_Data shown:_
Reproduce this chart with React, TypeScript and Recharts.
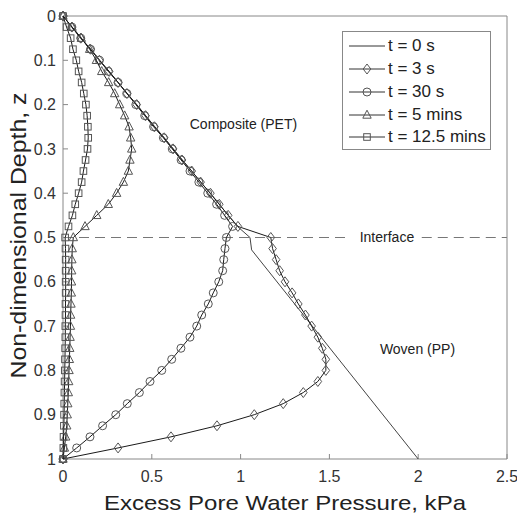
import React from "react";
import {
  ScatterChart,
  Scatter,
  XAxis,
  YAxis,
  ReferenceLine,
  ReferenceDot,
  Legend,
} from "recharts";

// depth grid used by the marked curves (z = 0 .. 1)
const DEPTH = [
  0, 0.025, 0.05, 0.075, 0.1, 0.125, 0.15, 0.175, 0.2, 0.225, 0.25, 0.275, 0.3, 0.325, 0.35, 0.375, 0.4,
  0.425, 0.45, 0.475, 0.5, 0.525, 0.55, 0.575, 0.6, 0.625, 0.65, 0.675, 0.7, 0.725, 0.75, 0.775, 0.8,
  0.825, 0.85, 0.875, 0.9, 0.925, 0.95, 0.975, 1,
];

// initial condition
const DEPTH_T0 = [0, 0.476, 0.5, 0.528, 1];
const P_T0 = [0, 0.985, 1.053, 1.062, 2];

const P_3S = [
  0, 0.05, 0.1, 0.155, 0.205, 0.26, 0.31, 0.36, 0.415, 0.465, 0.515, 0.57, 0.62, 0.67, 0.725, 0.775, 0.83,
  0.88, 0.93, 0.985, 1.17, 1.18, 1.2, 1.22, 1.25, 1.29, 1.325, 1.365, 1.4, 1.435, 1.46, 1.48, 1.48, 1.435,
  1.353, 1.24, 1.077, 0.867, 0.608, 0.31, 0,
];
const P_30S = [
  0, 0.05, 0.1, 0.155, 0.205, 0.255, 0.31, 0.36, 0.41, 0.46, 0.51, 0.565, 0.615, 0.665, 0.715, 0.765, 0.815,
  0.865, 0.91, 0.955, 0.92, 0.912, 0.905, 0.899, 0.877, 0.846, 0.818, 0.781, 0.753, 0.715, 0.664, 0.612,
  0.556, 0.49, 0.43, 0.362, 0.297, 0.223, 0.152, 0.077, 0,
];
const P_5MIN = [
  0, 0.051, 0.103, 0.15, 0.188, 0.218, 0.257, 0.291, 0.319, 0.347, 0.372, 0.381, 0.387, 0.377, 0.368, 0.34,
  0.302, 0.255, 0.19, 0.124, 0.058, 0.052, 0.05, 0.049, 0.048, 0.047, 0.045, 0.043, 0.042, 0.04, 0.038,
  0.036, 0.034, 0.032, 0.03, 0.027, 0.024, 0.021, 0.015, 0.008, 0,
];
const P_12MIN = [
  0, 0.02, 0.043, 0.056, 0.075, 0.088, 0.105, 0.117, 0.129, 0.136, 0.14, 0.142, 0.138, 0.127, 0.115, 0.105,
  0.088, 0.069, 0.053, 0.031, 0.012, 0.014, 0.015, 0.015, 0.015, 0.015, 0.014, 0.014, 0.013, 0.013, 0.012,
  0.011, 0.01, 0.009, 0.008, 0.007, 0.006, 0.005, 0.003, 0.002, 0,
];

const X_TICKS = [0, 0.5, 1, 1.5, 2, 2.5];
const Y_TICKS = [0, 0.1, 0.2, 0.3, 0.4, 0.5, 0.6, 0.7, 0.8, 0.9, 1];

type MarkerKind = "none" | "diamond" | "circle" | "triangle" | "square";

const SERIES: { name: string; depth: number[]; p: number[]; marker: MarkerKind }[] = [
  { name: "t = 0 s", depth: DEPTH_T0, p: P_T0, marker: "none" },
  { name: "t = 3 s", depth: DEPTH, p: P_3S, marker: "diamond" },
  { name: "t = 30 s", depth: DEPTH, p: P_30S, marker: "circle" },
  { name: "t = 5 mins", depth: DEPTH, p: P_5MIN, marker: "triangle" },
  { name: "t = 12.5 mins", depth: DEPTH, p: P_12MIN, marker: "square" },
];

const FONT = '"Liberation Sans", Arial, Helvetica, sans-serif';
const MARK = "#555";

function Marker({ kind, cx, cy }: { kind: MarkerKind; cx: number; cy: number }) {
  const common = { fill: "none", stroke: MARK, strokeWidth: 1 };
  switch (kind) {
    case "diamond":
      return <polygon points={`${cx},${cy - 5} ${cx + 3.8},${cy} ${cx},${cy + 5} ${cx - 3.8},${cy}`} {...common} />;
    case "circle":
      return <circle cx={cx} cy={cy} r={4} {...common} />;
    case "triangle":
      return <polygon points={`${cx},${cy - 4.8} ${cx + 4.2},${cy + 3.2} ${cx - 4.2},${cy + 3.2}`} {...common} />;
    case "square":
      return <rect x={cx - 3.3} y={cy - 3.3} width={6.6} height={6.6} {...common} />;
    default:
      return <g />;
  }
}

const XTitle = (props: any) => {
  const { viewBox } = props;
  const cx = viewBox.x + viewBox.width / 2;
  return (
    <text x={cx} y={viewBox.y + 51} textAnchor="middle" fontSize={21} fill="#222" fontFamily={FONT}
      textLength={362} lengthAdjust="spacingAndGlyphs">
      Excess Pore Water Pressure, kPa
    </text>
  );
};

const YTitle = (props: any) => {
  const { viewBox } = props;
  const cy = viewBox.y + viewBox.height / 2 - 2;
  return (
    <text x={26} y={cy} transform={`rotate(-90, 26, ${cy})`} textAnchor="middle" fontSize={22} fill="#222"
      fontFamily={FONT} textLength={286} lengthAdjust="spacingAndGlyphs">
      Non-dimensional Depth, z
    </text>
  );
};

const renderLegend = () => (
  <div
    style={{
      border: "1px solid #888",
      background: "#fff",
      boxSizing: "border-box",
      width: 149,
      height: 119,
      paddingTop: 3,
      fontFamily: FONT,
    }}
  >
    {SERIES.map((s) => (
      <div key={s.name} style={{ display: "flex", alignItems: "center", height: 22.75 }}>
        <svg width={39} height={22} style={{ marginLeft: 6, display: "block" }}>
          <line x1={0} x2={36} y1={11} y2={11} stroke="#333" strokeWidth={1} />
          <Marker kind={s.marker} cx={18} cy={11} />
        </svg>
        <span style={{ fontSize: 17, color: "#222", lineHeight: "22px" }}>{s.name}</span>
      </div>
    ))}
  </div>
);

const tickStyle = { fontSize: 16, fill: "#333", fontFamily: FONT };

export default function App() {
  return (
    <div style={{ position: "fixed", left: 0, top: 0, width: 517, height: 513, background: "#fff" }}>
      <ScatterChart width={517} height={513} margin={{ top: 15, right: 9, bottom: 0, left: 0 }} style={{ fontFamily: FONT }}>
        <XAxis
          type="number"
          dataKey="p"
          domain={[0, 2.5]}
          ticks={X_TICKS}
          height={54}
          tickSize={-5}
          tickMargin={17}
          tick={tickStyle}
          stroke="#888"
          label={<XTitle />}
        />
        <XAxis
          xAxisId="top"
          orientation="top"
          type="number"
          dataKey="p"
          domain={[0, 2.5]}
          ticks={X_TICKS}
          height={1}
          tickSize={-5}
          tick={false}
          stroke="#888"
        />
        <YAxis
          type="number"
          dataKey="z"
          domain={[0, 1]}
          reversed
          ticks={Y_TICKS}
          width={63}
          tickSize={-5}
          tickMargin={12}
          tick={tickStyle}
          stroke="#888"
          label={<YTitle />}
        />
        <YAxis
          yAxisId="right"
          orientation="right"
          type="number"
          dataKey="z"
          domain={[0, 1]}
          reversed
          ticks={Y_TICKS}
          width={1}
          tickSize={-5}
          tick={false}
          stroke="#888"
        />
        <ReferenceLine
          segment={[{ x: 0, y: 0.5 }, { x: 1.62, y: 0.5 }]}
          stroke="#777"
          strokeDasharray="10 6"
        />
        <ReferenceLine
          segment={[{ x: 2.02, y: 0.5 }, { x: 2.5, y: 0.5 }]}
          stroke="#777"
          strokeDasharray="10 6"
        />
        <ReferenceDot x={1.824} y={0.5} r={0} fill="none" stroke="none"
          label={{ value: "Interface", position: "center", fontSize: 14, fill: "#222" }} />
        <ReferenceDot x={1.016} y={0.244} r={0} fill="none" stroke="none"
          label={{ value: "Composite (PET)", position: "center", fontSize: 14, fill: "#222" }} />
        <ReferenceDot x={1.996} y={0.752} r={0} fill="none" stroke="none"
          label={{ value: "Woven (PP)", position: "center", fontSize: 14, fill: "#222" }} />
        {SERIES.map((s) => (
          <Scatter
            key={s.name}
            name={s.name}
            data={s.p.map((p, i) => ({ p, z: s.depth[i] }))}
            line={{ stroke: s.marker === "none" ? "#444" : "#1a1a1a", strokeWidth: 1 }}
            shape={(props: any) => <Marker kind={s.marker} cx={props.cx} cy={props.cy} />}
            isAnimationActive={false}
          />
        ))}
        <Legend
          layout="vertical"
          align="center"
          verticalAlign="middle"
          content={renderLegend}
          wrapperStyle={{ left: 342, top: 31, width: 149, height: 119 }}
        />
      </ScatterChart>
    </div>
  );
}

_Goal:_ Reproduce the material above from its first line through the line containing "const P_T0 = [0, 0.985, 1.053, 1.062, 2];", both ends included, and skip every picture.

_Result of the task:_
Reproduce this chart with React, TypeScript and Recharts.
import React from "react";
import {
  ScatterChart,
  Scatter,
  XAxis,
  YAxis,
  ReferenceLine,
  ReferenceDot,
  Legend,
} from "recharts";

// depth grid used by the marked curves (z = 0 .. 1)
const DEPTH = [
  0, 0.025, 0.05, 0.075, 0.1, 0.125, 0.15, 0.175, 0.2, 0.225, 0.25, 0.275, 0.3, 0.325, 0.35, 0.375, 0.4,
  0.425, 0.45, 0.475, 0.5, 0.525, 0.55, 0.575, 0.6, 0.625, 0.65, 0.675, 0.7, 0.725, 0.75, 0.775, 0.8,
  0.825, 0.85, 0.875, 0.9, 0.925, 0.95, 0.975, 1,
];

// initial condition
const DEPTH_T0 = [0, 0.476, 0.5, 0.528, 1];
const P_T0 = [0, 0.985, 1.053, 1.062, 2];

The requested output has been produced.